__EXERCISE PROMPT__:
Print exactly the lines from the first one down to the line that contains "dark = '#cbcccc'", both included, and skip the pictures.

● ● ● ● ●

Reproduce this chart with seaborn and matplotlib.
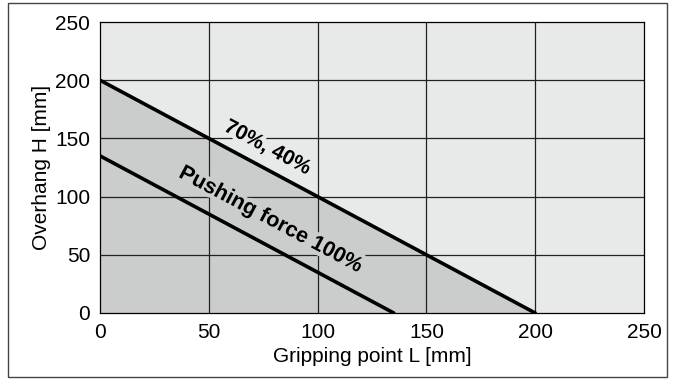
import numpy as np
import pandas as pd
import seaborn as sns
import matplotlib.pyplot as plt
import matplotlib.patheffects as pe
from matplotlib.patches import Rectangle

# boundary lines (gripping point L vs overhang H)
L_7040 = [0, 200]
H_7040 = [200, 0]
L_100 = [0, 135]
H_100 = [135, 0]
ticks = [0, 50, 100, 150, 200, 250]

light = '#e8e9e9'
dark = '#cbcccc'

sns.set_style('white')
plt.rcParams['font.family'] = ['Liberation Sans', 'DejaVu Sans']

fig = plt.figure(figsize=(6.73, 3.79), dpi=100)
ax = fig.add_axes([100/673, 1 - 313/379, 544/673, 291/379])

# background and shaded region under the 70%, 40% line
ax.set_facecolor(light)
ax.fill_between(L_7040, H_7040, 0, color=dark, zorder=1, lw=0)

# grid
for t in ticks[1:-1]:
    ax.axvline(t, color='#222222', lw=0.9, zorder=2)
    ax.axhline(t, color='#222222', lw=0.9, zorder=2)

df = pd.DataFrame({'L': L_7040 + L_100, 'H': H_7040 + H_100,
                   'curve': ['70%, 40%'] * 2 + ['100%'] * 2})
sns.lineplot(data=df, x='L', y='H', hue='curve', palette=['black', 'black'],
             lw=2.6, legend=False, ax=ax, zorder=4)

ax.set_xlim(0, 250)
ax.set_ylim(0, 250)
ax.set_xticks(ticks)
ax.set_yticks(ticks)
ax.tick_params(labelsize=15, length=0, pad=7, labelcolor='black')
ax.set_xlabel('Gripping point L [mm]', fontsize=15, labelpad=4, color='black')
ax.set_ylabel('Overhang H [mm]', fontsize=15, labelpad=3, color='black')
for s in ax.spines.values():
    s.set_color('black')
    s.set_linewidth(0.9)

ang = -28
ax.text(77, 142, '70%, 40%', rotation=ang, ha='center', va='center', color='black',
        fontsize=15, fontweight='bold', zorder=5, rotation_mode='anchor',
        path_effects=[pe.withStroke(linewidth=6, foreground=light)])
ax.text(78.5, 80, 'Pushing force 100%', rotation=ang, ha='center', va='center', color='black',
        fontsize=15.5, fontweight='bold', zorder=5, rotation_mode='anchor',
        path_effects=[pe.withStroke(linewidth=6, foreground=dark)])

# outer frame
fig.patches.append(Rectangle((8/673, 2/379), 659/673, 374/379, transform=fig.transFigure,
                             fill=False, edgecolor='#444444', lw=1))

fig.savefig('out.png', dpi=100)
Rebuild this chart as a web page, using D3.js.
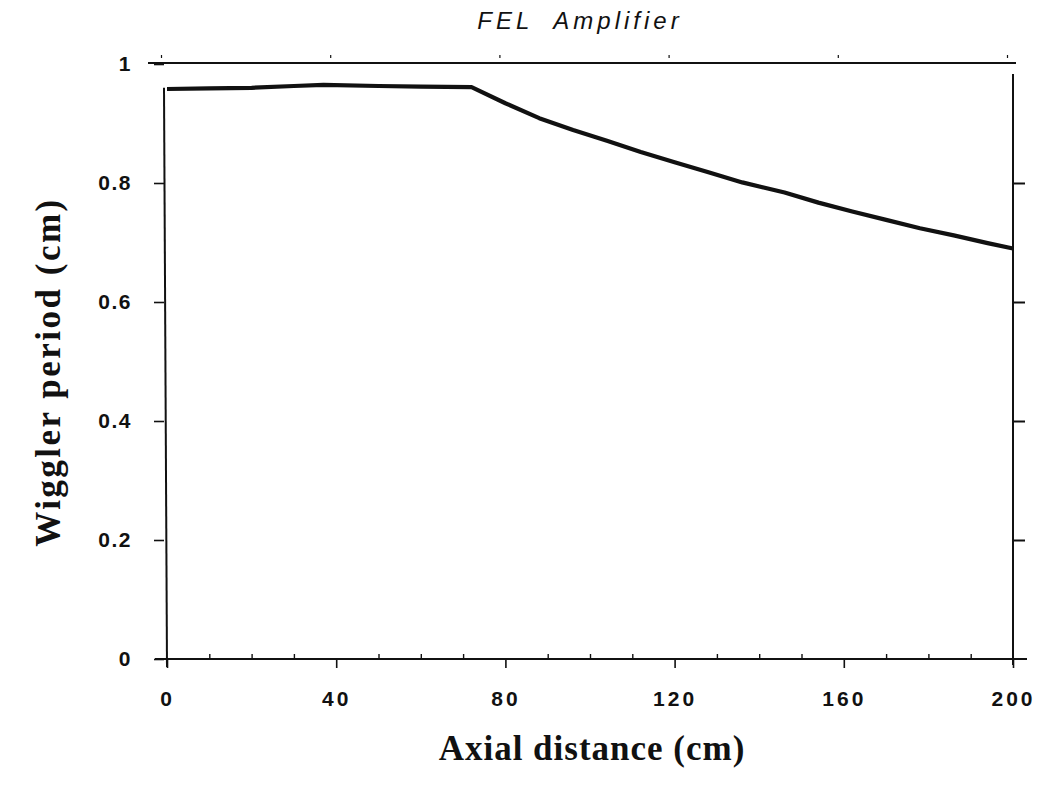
<!DOCTYPE html>
<html>
<head>
<meta charset="utf-8">
<script src="https://cdn.jsdelivr.net/npm/d3@7"></script>
<style>
  html, body { margin: 0; padding: 0; background: #fff; }
  svg { display: block; }
</style>
</head>
<body>
<svg id="chart" width="1045" height="791"></svg>
<script>
// ---- data ----
const title = "FEL  Amplifier";
const xTitle = "Axial distance (cm)";
const yTitle = "Wiggler period (cm)";
const axialDistance = [0, 10, 20, 30, 37, 50, 60, 72, 80, 88, 96, 104, 112, 120, 128, 136, 146, 154, 162, 170, 178, 186, 194, 200];
const wigglerPeriod = [0.958, 0.959, 0.960, 0.963, 0.965, 0.963, 0.962, 0.961, 0.934, 0.909, 0.889, 0.871, 0.852, 0.835, 0.818, 0.801, 0.784, 0.767, 0.752, 0.738, 0.724, 0.712, 0.699, 0.690];
const xTickValues = [0, 40, 80, 120, 160, 200];
const xMinorTicks = [10, 20, 30, 50, 60, 70, 90, 100, 110, 130, 140, 150, 170, 180, 190];
const yTickValues = [0, 0.2, 0.4, 0.6, 0.8, 1];
const yTickLabels = ["0", "0.2", "0.4", "0.6", "0.8", "1"];

// ---- layout ----
const svg = d3.select("#chart");
const x = d3.scaleLinear().domain([0, 200]).range([167, 1013]);
const y = d3.scaleLinear().domain([0, 1]).range([659, 64]);
const ink = "#111";
const tickFont = "'Liberation Sans', Arial, sans-serif";
const serif = "'Liberation Serif', 'Times New Roman', serif";

// bottom axis: major ticks downward, labels
const bottomAxis = d3.axisBottom(x).tickValues(xTickValues).tickSize(9).tickPadding(23).tickFormat(d3.format("d"));
const gb = svg.append("g").attr("transform", `translate(0,${y(0)})`).call(bottomAxis);
gb.attr("font-size", null).attr("font-family", null);
gb.select(".domain").remove();
gb.selectAll(".tick line").attr("stroke", ink).attr("stroke-width", 1.6);
gb.selectAll(".tick text").style("font-family", tickFont).style("font-size", "21px").style("font-weight", "bold")
  .style("letter-spacing", "3px").attr("fill", ink);
// minor ticks upward
const gbm = svg.append("g").attr("transform", `translate(0,${y(0)})`)
  .call(d3.axisTop(x).tickValues(xMinorTicks).tickSize(5).tickFormat(""));
gbm.select(".domain").remove();
gbm.selectAll(".tick line").attr("stroke", ink).attr("stroke-width", 1.4);
// bottom line
svg.append("line").attr("x1", 155).attr("x2", 1027).attr("y1", y(0)).attr("y2", y(0))
  .attr("stroke", ink).attr("stroke-width", 2.2);

// top line with faint ticks
svg.append("line").attr("x1", 148).attr("x2", 1016).attr("y1", y(1) - 1).attr("y2", y(1) - 1)
  .attr("stroke", ink).attr("stroke-width", 2);
const gt = svg.append("g").attr("transform", `translate(-6,${y(1) - 6})`)
  .call(d3.axisTop(x).tickValues(xTickValues).tickSize(3).tickFormat(""));
gt.select(".domain").remove();
gt.selectAll(".tick line").attr("stroke", ink).attr("stroke-width", 1.2);

// left axis: ticks outward, labels
const leftAxis = d3.axisLeft(y).tickValues(yTickValues).tickSize(10).tickPadding(22)
  .tickFormat((d, i) => yTickLabels[i]);
const gl = svg.append("g").attr("transform", `translate(${x(0) - 3},0)`).call(leftAxis);
gl.attr("font-size", null).attr("font-family", null);
gl.select(".domain").remove();
gl.selectAll(".tick line").attr("stroke", ink).attr("stroke-width", 1.6);
gl.selectAll(".tick text").style("font-family", tickFont).style("font-size", "21px").style("font-weight", "bold")
  .style("letter-spacing", "1.5px").attr("fill", ink);
svg.append("line").attr("x1", x(0) - 3).attr("x2", x(0)).attr("y1", y(0.96)).attr("y2", y(0) + 8)
  .attr("stroke", ink).attr("stroke-width", 2);

// right axis: ticks outward (to the right)
const rightAxis = d3.axisRight(y).tickValues([0.2, 0.4, 0.6, 0.8]).tickSize(12).tickFormat("");
const gr = svg.append("g").attr("transform", `translate(${x(200)},0)`).call(rightAxis);
gr.select(".domain").remove();
gr.selectAll(".tick line").attr("stroke", ink).attr("stroke-width", 2);
svg.append("line").attr("x1", x(200)).attr("x2", x(200)).attr("y1", y(1) + 10).attr("y2", y(0) + 6)
  .attr("stroke", ink).attr("stroke-width", 2);

// curve
const line = d3.line().x((d, i) => x(axialDistance[i])).y(d => y(d));
svg.append("path").datum(wigglerPeriod).attr("d", line)
  .attr("fill", "none").attr("stroke", ink).attr("stroke-width", 4.2).attr("stroke-linejoin", "round");

// titles
svg.append("text").attr("x", 580).attr("y", 29).attr("text-anchor", "middle")
  .style("font-family", tickFont).style("font-style", "italic").style("font-size", "24px")
  .style("letter-spacing", "4px").style("white-space", "pre").attr("fill", ink).text(title);
svg.append("text").attr("x", 592).attr("y", 760).attr("text-anchor", "middle")
  .style("font-family", serif).style("font-weight", "bold").style("font-size", "35px")
  .style("letter-spacing", "1px").attr("fill", ink).text(xTitle);
svg.append("text").attr("transform", "translate(60,372) rotate(-90)").attr("text-anchor", "middle")
  .style("font-family", serif).style("font-weight", "bold").style("font-size", "35px")
  .style("letter-spacing", "2.5px").attr("fill", ink).text(yTitle);
</script>
</body>
</html>
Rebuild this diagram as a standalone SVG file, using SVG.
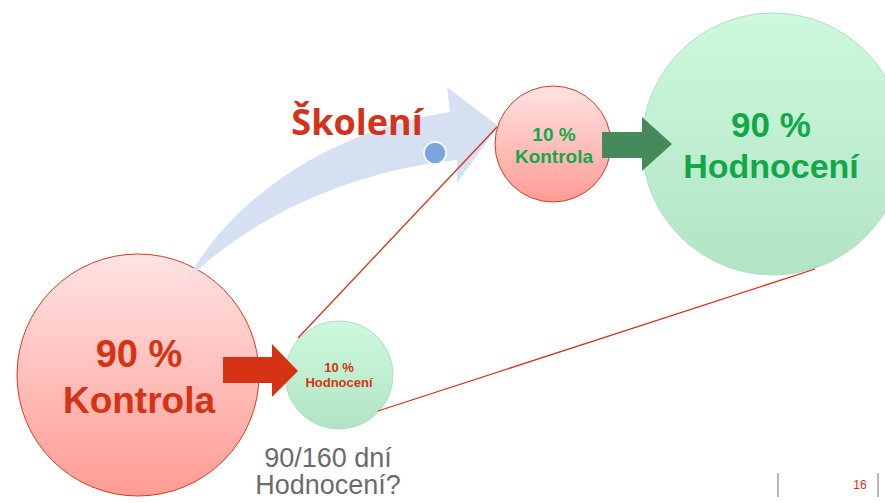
<svg xmlns="http://www.w3.org/2000/svg" width="885" height="503" viewBox="0 0 885 503">
<defs>
<linearGradient id="gRed" x1="0" y1="0" x2="0" y2="1">
<stop offset="0" stop-color="#ffe3e3"/>
<stop offset="1" stop-color="#ff9c94"/>
</linearGradient>
<linearGradient id="gGreen" x1="0" y1="0" x2="0" y2="1">
<stop offset="0" stop-color="#cdf9dc"/>
<stop offset="1" stop-color="#b1e4c4"/>
</linearGradient>
<style>
.rc{fill:url(#gRed);stroke:#d63a1e;stroke-width:1}
.gc{fill:url(#gGreen);stroke:#b3dcc3;stroke-width:1}
.t{font-family:"Liberation Sans",Arial,sans-serif;font-weight:bold;text-anchor:middle}
.red{fill:#d63214}
.grn{fill:#12a84a}
.conn{stroke:#d63214;stroke-width:1.3;fill:none}
.gray{font-family:"Liberation Sans",Arial,sans-serif;fill:#6b6b6b;text-anchor:middle;font-size:27px}
</style>
</defs>
<rect width="885" height="503" fill="#ffffff"/>

<g id="node-90-kontrola">
<circle cx="138" cy="375" r="121" class="rc"/>
<text x="139" y="367" class="t red" font-size="38">90 %</text>
<text x="139" y="413" class="t red" font-size="37">Kontrola</text>
</g>

<g id="skoleni-arrow">
<path d="M188 279 C230 200 330 130 450 112 L447 87 L498 126 L457 183 L457 160 C360 170 260 210 188 279 Z" fill="#d6e0f3"/>
<circle cx="435" cy="153" r="11" fill="#7aa6dd" stroke="#ffffff" stroke-width="1.5"/>
<text x="357" y="135" class="t" font-size="36" fill="#d4321a" style="font-family:'Open Sans','Liberation Sans',sans-serif">Školení</text>
</g>

<g id="node-10-hodnoceni">
<circle cx="339" cy="375" r="54" class="gc"/>
<text x="339" y="372" class="t red" font-size="13">10 %</text>
<text x="339" y="387" class="t red" font-size="13">Hodnocení</text>
</g>

<g id="node-10-kontrola">
<circle cx="553" cy="144" r="58" class="rc"/>
<text x="554" y="141" class="t grn" font-size="19">10 %</text>
<text x="554" y="163" class="t grn" font-size="19">Kontrola</text>
</g>

<g id="node-90-hodnoceni">
<circle cx="773" cy="144" r="131" class="gc"/>
<text x="771" y="137" class="t grn" font-size="35">90 %</text>
<text x="771" y="178" class="t grn" font-size="34">Hodnocení</text>
</g>

<g id="connectors">
<line x1="298" y1="338" x2="497" y2="127" class="conn"/>
<line x1="378" y1="411" x2="815" y2="269" class="conn"/>
<path d="M223 357 L272 357 L272 344 L298 371 L272 397 L272 383 L223 383 Z" fill="#d63214"/>
<path d="M602 132 L642 132 L642 117 L672 144 L642 171 L642 158 L602 158 Z" fill="#468a5b"/>
</g>

<g id="note">
<text x="328" y="467" class="gray">90/160 dní</text>
<text x="328" y="494" class="gray">Hodnocení?</text>
</g>

<g id="footer">
<line x1="778" y1="473" x2="778" y2="497" stroke="#8a8a8a" stroke-width="1.2"/>
<line x1="878" y1="473" x2="878" y2="497" stroke="#8a8a8a" stroke-width="1.2"/>
<text x="860" y="489" font-family="'Liberation Sans',Arial,sans-serif" font-size="12" fill="#d63214" text-anchor="middle">16</text>
</g>
</svg>
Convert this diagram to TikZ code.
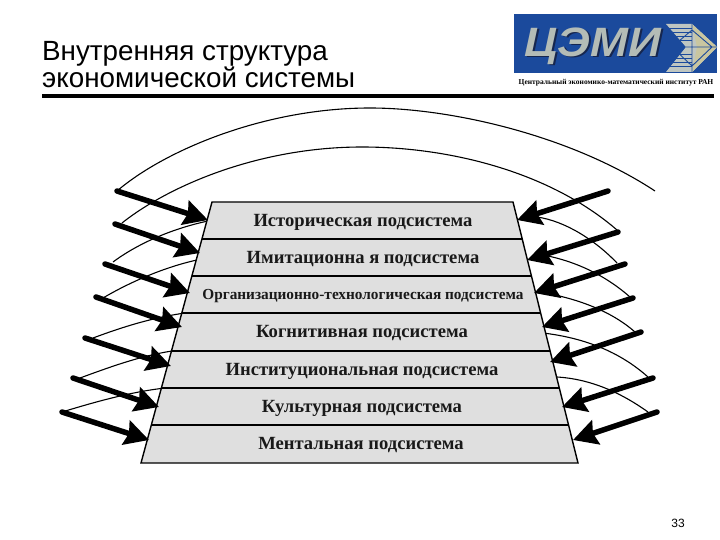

● ● ● ● ●

__COMPLETED TASK__:
Reproduce this chart with seaborn and matplotlib.
import numpy as np
import pandas as pd
import seaborn as sns
import matplotlib.pyplot as plt
import matplotlib.patheffects as pe
from matplotlib.patches import Rectangle

# boundary lines (gripping point L vs overhang H)
L_7040 = [0, 200]
H_7040 = [200, 0]
L_100 = [0, 135]
H_100 = [135, 0]
ticks = [0, 50, 100, 150, 200, 250]

light = '#e8e9e9'
dark = '#cbcccc'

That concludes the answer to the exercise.